## start

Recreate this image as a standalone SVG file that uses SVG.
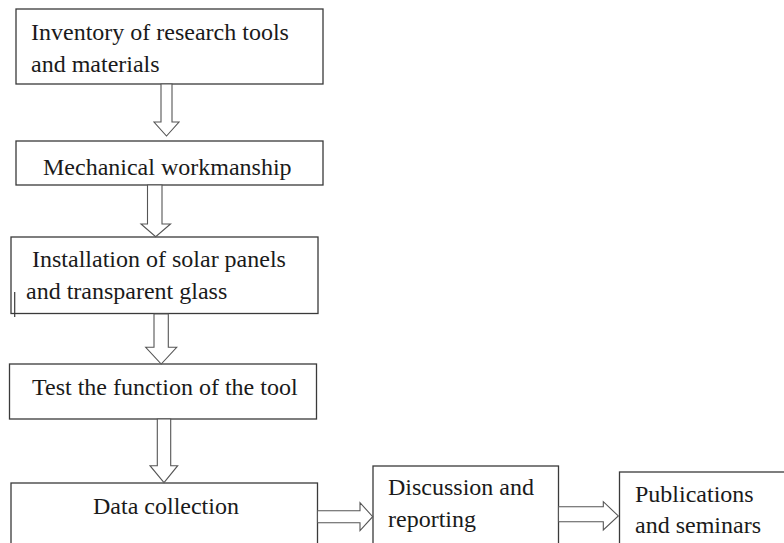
<svg xmlns="http://www.w3.org/2000/svg" width="784" height="543" viewBox="0 0 784 543">
<style>
.box{fill:#fff;stroke:#3a3a3a;stroke-width:1.3}
.arr{fill:#fff;stroke:#555;stroke-width:1.1;stroke-linejoin:miter}
.t{font-family:"Liberation Serif","Times New Roman",serif;font-size:24px;fill:#1a1a1a}
</style>
<rect width="784" height="543" fill="#fff"/>
<g id="n1"><rect class="box" x="16" y="9" width="307" height="75"/><text class="t" x="31" y="40">Inventory of research tools</text><text class="t" x="31" y="72">and materials</text></g>
<g id="n2"><rect class="box" x="16" y="141" width="307" height="44"/><text class="t" x="43" y="175">Mechanical workmanship</text></g>
<g id="n3"><rect class="box" x="11" y="237" width="307" height="76.5"/><text class="t" x="32" y="267">Installation of solar panels</text><text class="t" x="26" y="299">and transparent glass</text><line x1="14.7" y1="292" x2="14.7" y2="317" stroke="#3a3a3a" stroke-width="1.2"/></g>
<g id="n4"><rect class="box" x="9.5" y="364" width="307" height="55"/><text class="t" x="32" y="395">Test the function of the tool</text></g>
<g id="n5"><rect class="box" x="11" y="483" width="306.5" height="70"/><text class="t" x="93" y="514">Data collection</text></g>
<g id="n6"><rect class="box" x="373" y="466" width="185.5" height="90"/><text class="t" x="388" y="495">Discussion and</text><text class="t" x="388" y="527">reporting</text></g>
<g id="n7"><rect class="box" x="619.5" y="472" width="180" height="90"/><text class="t" x="635" y="502">Publications</text><text class="t" x="635" y="533">and seminars</text></g>
<g id="connectors">
<polygon class="arr" points="161,84 172,84 172,122 179,122 166.5,136 154,122 161,122"/>
<polygon class="arr" points="147.5,185 162,185 162,224 170.5,224 155.7,236.7 141,224 147.5,224"/>
<polygon class="arr" points="154,314 168.3,314 168.3,347.3 176.7,347.3 161.2,364 145.7,347.3 154,347.3"/>
<polygon class="arr" points="157.3,419 170.7,419 170.7,465.7 177.7,465.7 164,482.7 150,465.7 157.3,465.7"/>
<polygon class="arr" points="317.5,510.7 360,510.7 360,502.7 372.7,516.7 360,530.7 360,522.7 317.5,522.7"/>
<polygon class="arr" points="558.5,506.7 603.3,506.7 603.3,501.7 618.3,515.9 603.3,530 603.3,521.7 558.5,521.7"/>
</g>
</svg>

## end

All of the data above should be transcribed verbatim, with pictures omitted.

Recreate this image as a standalone SVG file that uses SVG.
<svg xmlns="http://www.w3.org/2000/svg" width="784" height="543" viewBox="0 0 784 543">
<style>
.box{fill:#fff;stroke:#3a3a3a;stroke-width:1.3}
.arr{fill:#fff;stroke:#555;stroke-width:1.1;stroke-linejoin:miter}
.t{font-family:"Liberation Serif","Times New Roman",serif;font-size:24px;fill:#1a1a1a}
</style>
<rect width="784" height="543" fill="#fff"/>
<g id="n1"><rect class="box" x="16" y="9" width="307" height="75"/><text class="t" x="31" y="40">Inventory of research tools</text><text class="t" x="31" y="72">and materials</text></g>
<g id="n2"><rect class="box" x="16" y="141" width="307" height="44"/><text class="t" x="43" y="175">Mechanical workmanship</text></g>
<g id="n3"><rect class="box" x="11" y="237" width="307" height="76.5"/><text class="t" x="32" y="267">Installation of solar panels</text><text class="t" x="26" y="299">and transparent glass</text><line x1="14.7" y1="292" x2="14.7" y2="317" stroke="#3a3a3a" stroke-width="1.2"/></g>
<g id="n4"><rect class="box" x="9.5" y="364" width="307" height="55"/><text class="t" x="32" y="395">Test the function of the tool</text></g>
<g id="n5"><rect class="box" x="11" y="483" width="306.5" height="70"/><text class="t" x="93" y="514">Data collection</text></g>
<g id="n6"><rect class="box" x="373" y="466" width="185.5" height="90"/><text class="t" x="388" y="495">Discussion and</text><text class="t" x="388" y="527">reporting</text></g>
<g id="n7"><rect class="box" x="619.5" y="472" width="180" height="90"/><text class="t" x="635" y="502">Publications</text><text class="t" x="635" y="533">and seminars</text></g>
<g id="connectors">
<polygon class="arr" points="161,84 172,84 172,122 179,122 166.5,136 154,122 161,122"/>
<polygon class="arr" points="147.5,185 162,185 162,224 170.5,224 155.7,236.7 141,224 147.5,224"/>
<polygon class="arr" points="154,314 168.3,314 168.3,347.3 176.7,347.3 161.2,364 145.7,347.3 154,347.3"/>
<polygon class="arr" points="157.3,419 170.7,419 170.7,465.7 177.7,465.7 164,482.7 150,465.7 157.3,465.7"/>
<polygon class="arr" points="317.5,510.7 360,510.7 360,502.7 372.7,516.7 360,530.7 360,522.7 317.5,522.7"/>
<polygon class="arr" points="558.5,506.7 603.3,506.7 603.3,501.7 618.3,515.9 603.3,530 603.3,521.7 558.5,521.7"/>
</g>
</svg>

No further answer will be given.